12 thoughts on “Politics Aside, "My Name is Rachel Corrie" is a Turd

  1. Is it possible that the play is as boring as McCarter’s review? Is it also possible that the apolitical thumbs down is an effort to have it fold?

  2. I saw MNIRC. All the reviews are correct. It’s a polemic, it’s not a drama. It’s like Soviet Realism or didactic union folk songs. If your goal is to incite and rally your ideological cohort, it’s effective, because they already agree with you and just want solidarity. If your goal is to portray a complex tragic situation in which there are good guys and bad guys on all sides, this play doesn’t do it.
    I think most of the reason is that it is entirely the words of Rachel Corrie. It’s a one-woman show. But one-man shows about Mark Twain or Emily Dickenson (which have been extremely successful) present really interesting people with a track record of eloquence and serious thinking. Rachel Corrie was an unexceptional 22 year old, who couldn’t even acknowledge in the viewpoint of the Israelis (unlike most 22 year olds). (The phrase “suicide bomber” appears once in the entire play. She never goes to Israel.) Any play which is basically an actress reading Corrie’s diaries is going to be vacuous.
    The faithful were rapt and sobbed. The rest of us were bored. Her speech near the end IS disturbing, because the refusal to acknowledge any cause and effect is chilling, and it marks her as a fanatic. She rails against the fence and the checkpoints without once mentioning their reason. Terrorism as a real phenomenon simply doesn’t exist for her. Of course, to the faithful, that speech was the high point.
    So actually, I was bored, and then I was frightened and repelled.

  3. PS I am not saying I was repelled because she thought the fence was bad, although I very much disagree with that position. But the Israelis as real human beings who have reasons for what they do was completely absent, in the entire play. Since the authors are sympathetic to her, they would not excise anything like that to make her look bad, so it wasn’t in her writings.
    In the play she is made out of cardboard. In her life, her views were cardboard.
    If the play added some other characters, or showed some news footage or any other theatrical device you can think of, to play her words off of additional information about the situation, some rich dramatic conflict would be created. I could see an excellent tragedy being wirtten that is very sympathetic to her, but is about the tragedy of being naive and used, or trying to help people who deserve help but are not saints. (The Palestinians she describes are cardboard too.) For example. You can think of others.
    I disagree with most of the politics on this blog, but no one on this blog is as credulous and one-dimensional as Rachel Corrie. if she was more complex than her writings, this play doesn’t show it, which is ironic given that the producers really approved of her and wanted to present her well.

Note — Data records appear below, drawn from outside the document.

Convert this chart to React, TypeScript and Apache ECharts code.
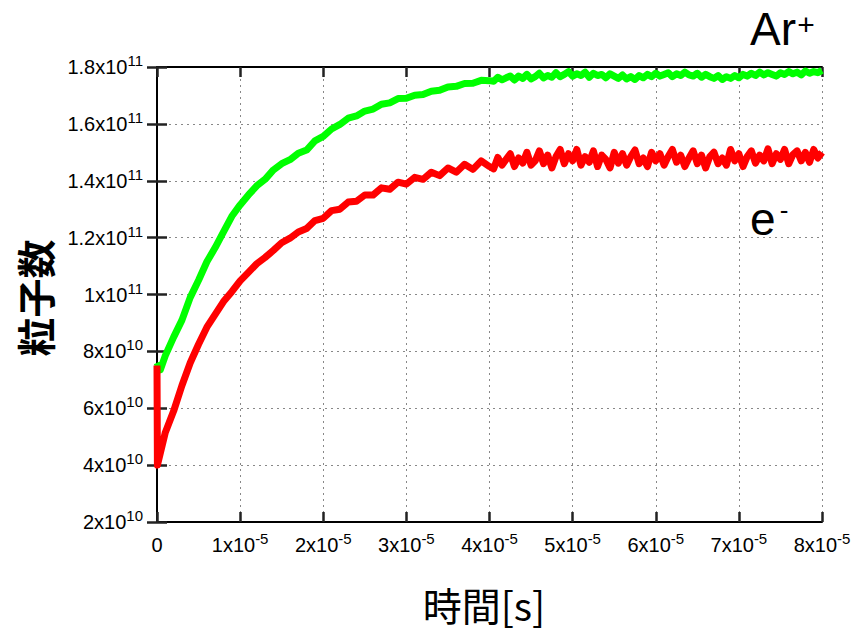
import React, { useEffect, useRef } from "react";
import * as echarts from "echarts";

// Time samples in units of 1e-6 s
const arTimes = [0, 0.4, 1, 2, 3, 4, 5, 6, 7, 8, 9, 10, 11, 12, 13, 14, 15, 16, 17, 18, 19, 20,
  21, 22, 23, 24, 25, 26, 27, 28, 29, 30, 31, 32, 33, 34, 35, 36, 37, 38, 39, 40,
  40.5, 41, 41.5, 42, 42.5, 43, 43.5, 44, 44.5, 45, 45.5, 46, 46.5, 47, 47.5, 48, 48.5, 49, 49.5, 50,
  50.5, 51, 51.5, 52, 52.5, 53, 53.5, 54, 54.5, 55, 55.5, 56, 56.5, 57, 57.5, 58, 58.5, 59, 59.5, 60,
  60.5, 61, 61.5, 62, 62.5, 63, 63.5, 64, 64.5, 65, 65.5, 66, 66.5, 67, 67.5, 68, 68.5, 69, 69.5, 70,
  70.5, 71, 71.5, 72, 72.5, 73, 73.5, 74, 74.5, 75, 75.5, 76, 76.5, 77, 77.5, 78, 78.5, 79, 79.5, 80];
// Ar+ particle count in units of 1e10
const arValues = [7.6, 7.35, 7.85, 8.5, 9.1, 9.9, 10.5, 11.15, 11.65, 12.2, 12.75, 13.15, 13.5, 13.82, 14.05, 14.38, 14.6, 14.74, 14.97, 15.08, 15.4, 15.56,
  15.82, 15.98, 16.2, 16.28, 16.45, 16.52, 16.69, 16.74, 16.89, 16.9, 17.01, 17.03, 17.15, 17.18, 17.3, 17.32, 17.42, 17.43, 17.53, 17.52,
  17.5, 17.64, 17.55, 17.62, 17.68, 17.54, 17.68, 17.6, 17.74, 17.58, 17.66, 17.78, 17.62, 17.7, 17.64, 17.8, 17.66, 17.74, 17.84, 17.68,
  17.76, 17.7, 17.82, 17.64, 17.78, 17.7, 17.74, 17.62, 17.76, 17.68, 17.6, 17.72, 17.58, 17.66, 17.56, 17.7, 17.62, 17.74, 17.66, 17.78,
  17.68, 17.74, 17.8, 17.66, 17.76, 17.7, 17.82, 17.72, 17.68, 17.78, 17.64, 17.74, 17.66, 17.6, 17.7, 17.56, 17.66, 17.6, 17.7, 17.62,
  17.74, 17.68, 17.78, 17.7, 17.82, 17.72, 17.8, 17.74, 17.68, 17.8, 17.74, 17.84, 17.76, 17.82, 17.72, 17.86, 17.78, 17.84, 17.8, 17.88];

const eTimes = [0, 0.05, 1, 2, 3, 4, 5, 6, 7, 8, 9, 10, 11, 12, 13, 14, 15, 16, 17, 18, 19, 20,
  21, 22, 23, 24, 25, 26, 27, 28, 29, 30, 31, 32, 33, 34, 35, 36, 37, 38, 39, 40,
  40.5, 41, 41.5, 42, 42.5, 43, 43.5, 44, 44.5, 45, 45.5, 46, 46.5, 47, 47.5, 48, 48.5, 49, 49.5, 50,
  50.5, 51, 51.5, 52, 52.5, 53, 53.5, 54, 54.5, 55, 55.5, 56, 56.5, 57, 57.5, 58, 58.5, 59, 59.5, 60,
  60.5, 61, 61.5, 62, 62.5, 63, 63.5, 64, 64.5, 65, 65.5, 66, 66.5, 67, 67.5, 68, 68.5, 69, 69.5, 70,
  70.5, 71, 71.5, 72, 72.5, 73, 73.5, 74, 74.5, 75, 75.5, 76, 76.5, 77, 77.5, 78, 78.5, 79, 79.5, 80];
// electron count in units of 1e10
const eValues = [7.5, 4.0, 5.15, 5.9, 6.8, 7.6, 8.25, 8.85, 9.3, 9.75, 10.1, 10.48, 10.78, 11.08, 11.3, 11.55, 11.82, 11.98, 12.2, 12.32, 12.6, 12.68,
  12.95, 13.0, 13.25, 13.28, 13.5, 13.5, 13.75, 13.7, 13.95, 13.88, 14.12, 14.05, 14.3, 14.18, 14.45, 14.3, 14.58, 14.4, 14.7, 14.5,
  14.42, 14.82, 14.55, 14.75, 14.95, 14.5, 14.8, 14.62, 15.0, 14.55, 14.7, 15.05, 14.6, 14.9, 14.45, 14.85, 15.1, 14.6, 14.95, 14.7,
  15.1, 14.55, 14.85, 14.65, 15.05, 14.5, 14.9, 14.75, 14.45, 15.0, 14.62, 14.95, 14.55, 14.85, 15.08, 14.6, 14.8, 14.5, 15.0, 14.7,
  14.95, 14.55, 14.85, 15.1, 14.65, 14.9, 14.5, 14.8, 15.05, 14.6, 14.9, 14.45, 14.85, 15.0, 14.6, 14.8, 14.55, 15.1, 14.7, 14.95,
  14.5, 14.85, 15.05, 14.62, 14.9, 14.7, 15.12, 14.6, 14.95, 14.75, 15.1, 14.6, 14.92, 15.05, 14.7, 15.0, 14.65, 15.1, 14.8, 15.0];

const xTitle = "時間[s]";
const yTitle = "粒子数";

const LABEL_FONT = "Liberation Sans";

function sci(v: number): string {
  if (Math.abs(v) < 1e-30) return "{m|0}";
  const e = Math.floor(Math.log10(Math.abs(v)) + 1e-9);
  const m = Math.round((v / Math.pow(10, e)) * 10) / 10;
  return `{m|${m}x10}{s|${e}}`;
}

const rich = {
  m: { fontSize: 20, lineHeight: 20, fontFamily: LABEL_FONT, color: "#000", verticalAlign: "bottom" },
  s: { fontSize: 15, lineHeight: 15, fontFamily: LABEL_FONT, color: "#000", verticalAlign: "bottom", padding: [0, 0, 9, 0] },
};

export default function App() {
  const ref = useRef<HTMLDivElement>(null);
  useEffect(() => {
    if (!ref.current) return;
    const chart = echarts.init(ref.current, null, { renderer: "svg" });
    const axisLine = { show: true, lineStyle: { color: "#000", width: 2 } };
    const axisTick = { show: true, inside: true, length: 10, lineStyle: { color: "#222", width: 2.5 } };
    const split = { show: true, lineStyle: { color: "#888", width: 1, type: [2, 4] } };
    chart.setOption({
      animation: false,
      backgroundColor: "#fff",
      grid: { left: 157, right: 37, top: 67, bottom: 111, containLabel: false },
      xAxis: [
        {
          type: "value", min: 0, max: 8e-5, interval: 1e-5, position: "bottom",
          axisLine, axisTick, splitLine: split,
          axisLabel: { margin: 13, formatter: (v: number) => sci(v), rich },
        },
        {
          type: "value", min: 0, max: 8e-5, interval: 1e-5, position: "top",
          axisLine, axisTick, splitLine: { show: false }, axisLabel: { show: false },
        },
      ],
      yAxis: [
        {
          type: "value", min: 2e10, max: 1.8e11, interval: 2e10, position: "left",
          axisLine, axisTick, splitLine: split,
          axisLabel: { margin: 14, formatter: (v: number) => sci(v), rich },
        },
        {
          type: "value", min: 2e10, max: 1.8e11, interval: 2e10, position: "right",
          axisLine, axisTick, splitLine: { show: false }, axisLabel: { show: false },
        },
      ],
      series: [
        {
          name: "Ar+", type: "line", showSymbol: false, symbol: "none",
          data: arTimes.map((t, i) => [t * 1e-6, arValues[i] * 1e10]),
          lineStyle: { color: "#00ff00", width: 7, join: "round" }, itemStyle: { color: "#00ff00" },
          z: 3,
        },
        {
          name: "e-", type: "line", showSymbol: false, symbol: "none",
          data: eTimes.map((t, i) => [t * 1e-6, eValues[i] * 1e10]),
          lineStyle: { color: "#ff0000", width: 7, join: "round" }, itemStyle: { color: "#ff0000" },
          z: 4,
        },
      ],
      graphic: [
        {
          type: "text", x: 34, y: 298, rotation: Math.PI / 2,
          style: { text: yTitle, fontSize: 39, fontWeight: "bold", fontFamily: "Noto Sans CJK JP", fill: "#000", align: "center", verticalAlign: "middle" },
        },
        {
          type: "text", x: 484, y: 604,
          style: { text: xTitle, fontSize: 39, fontFamily: "Noto Sans CJK JP", fill: "#000", align: "center", verticalAlign: "middle" },
        },
        {
          type: "text", x: 750, y: 29,
          style: { text: "Ar", fontSize: 46, fontFamily: LABEL_FONT, fill: "#000", align: "left", verticalAlign: "middle" },
        },
        {
          type: "text", x: 806, y: 24,
          style: { text: "+", fontSize: 30, fontFamily: LABEL_FONT, fill: "#000", align: "center", verticalAlign: "middle" },
        },
        {
          type: "text", x: 750, y: 219,
          style: { text: "e", fontSize: 46, fontFamily: LABEL_FONT, fill: "#000", align: "left", verticalAlign: "middle" },
        },
        {
          type: "text", x: 784, y: 210,
          style: { text: "-", fontSize: 26, fontFamily: LABEL_FONT, fill: "#000", align: "center", verticalAlign: "middle" },
        },
      ],
    });
    return () => chart.dispose();
  }, []);
  return <div ref={ref} style={{ position: "fixed", left: 0, top: 0, width: 859, height: 633 }} />;
}
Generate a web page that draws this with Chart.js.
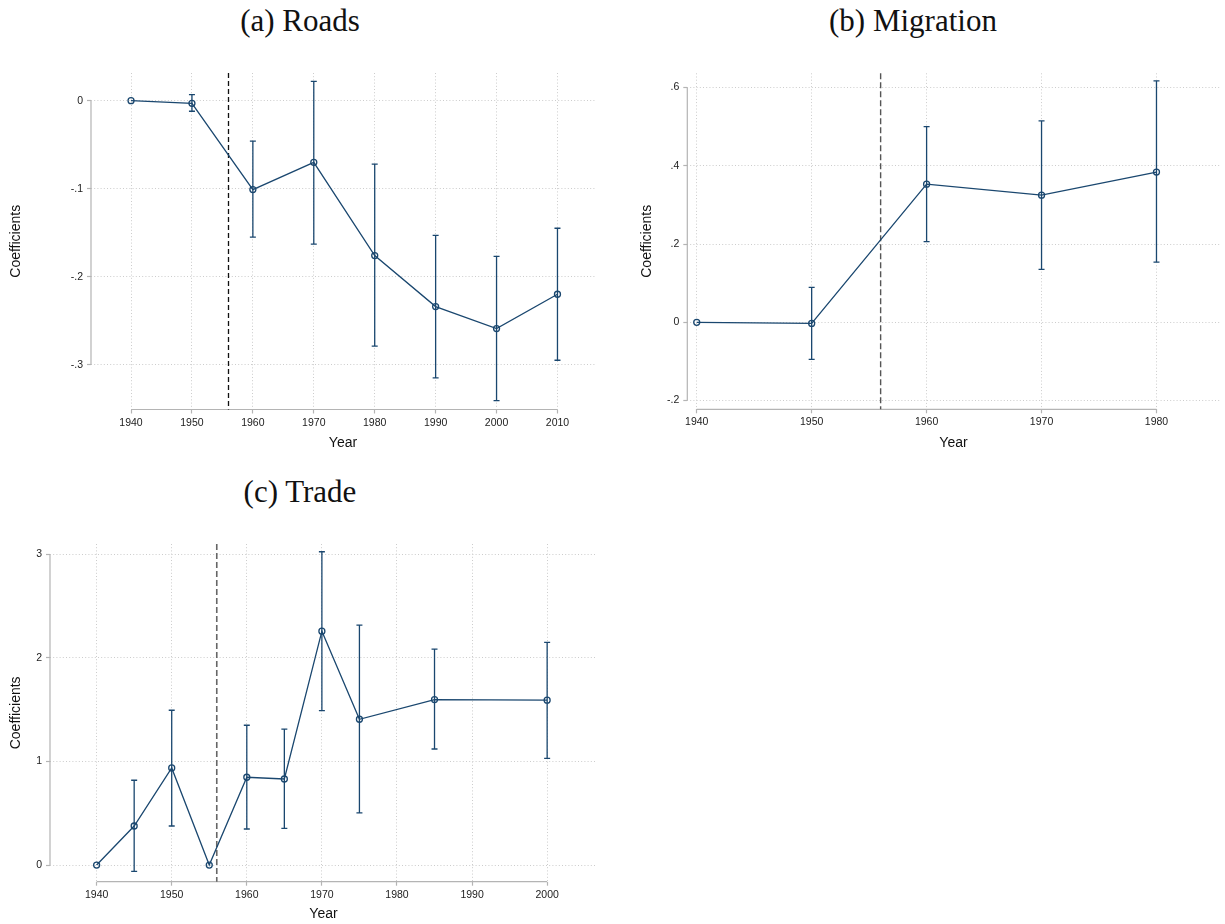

  4. I have to disagree with Yehudit. I think one of the minor tragedies of the whole situation was that there is yet another one man show we are pressured to see.
    This is unfortunate, because one person plays are never good, and most of us will do anything to avoid them. And in situations like these, it sounds insensitive to be honest. Or if you are, then you get the, “Well, why don’t you go see it first, and then decide.” And once again, you are pushed into spending gelt and time on a one man show, exactly the situation most of us would try to avoid for non-political reasons.

  5. The Palestinian liberation people have been touting this play for quite some time. There is substantial evidence that the International Solidarity Movement and/or its Palestinian handlers set up Rachel Corrie to be killed for propaganda purposes. While this probably couldn’t be proven in a court of law, there is more than enough for a good case in the court of public opinion. Since the ISM & Co. have already seen fit to “go there” by accusing Israel of murdering Rachel Corrie, I have no hesitation about “going there” either with regard to the ISM itself. When someone has been “murdered”– the libelous accusation that ISM and its allies slung at Israel and the bulldozer driver– it’s heap bad judgment to express a motive for wanting the deceased person dead.
    * “Recently, the Director of the Solidarity Movement, George Rishmawi, explained to the San Francisco Chronicle that the recruitment of American student volunteers is useful to the Palestinian Movement because “if some of these foreign volunteers get shot or even killed, then the international media will sit up and take notice.””
    * Joseph Smith, who was present when Corrie died and whose highest priority was apparently to take pictures, said, “”The spirit that she died for is worth a life. This idea of resistance, this spirit of resisting this brutal occupying force, is worth anything. And many, many, many Palestinians give their lives for it all the time. So the life of one international, I feel, is more than worth the spirit of resisting oppression.”
    * A Hamas terrorist said openly that Rachel was worth more dead than alive. “‘Her death serves me more than it served her,’ said one activist at a Hamas funeral yesterday. ‘…Her death will bring more attention than the other 2,000 martyrs.'” Making of a Martyr by Sandra Jordan, Guardian Newspapers
    So we have motive, and now we can look at behavior. Several ISM members were all close enough to witness Corrie being run over by the bulldozer but not one of them lifted a finger to pull her out of the path of the slowly-moving vehicle when it became obvious that it was not going to stop. My efforts, by the way, seem to have reduced the ISM’s desire to talk about Rachel Corrie.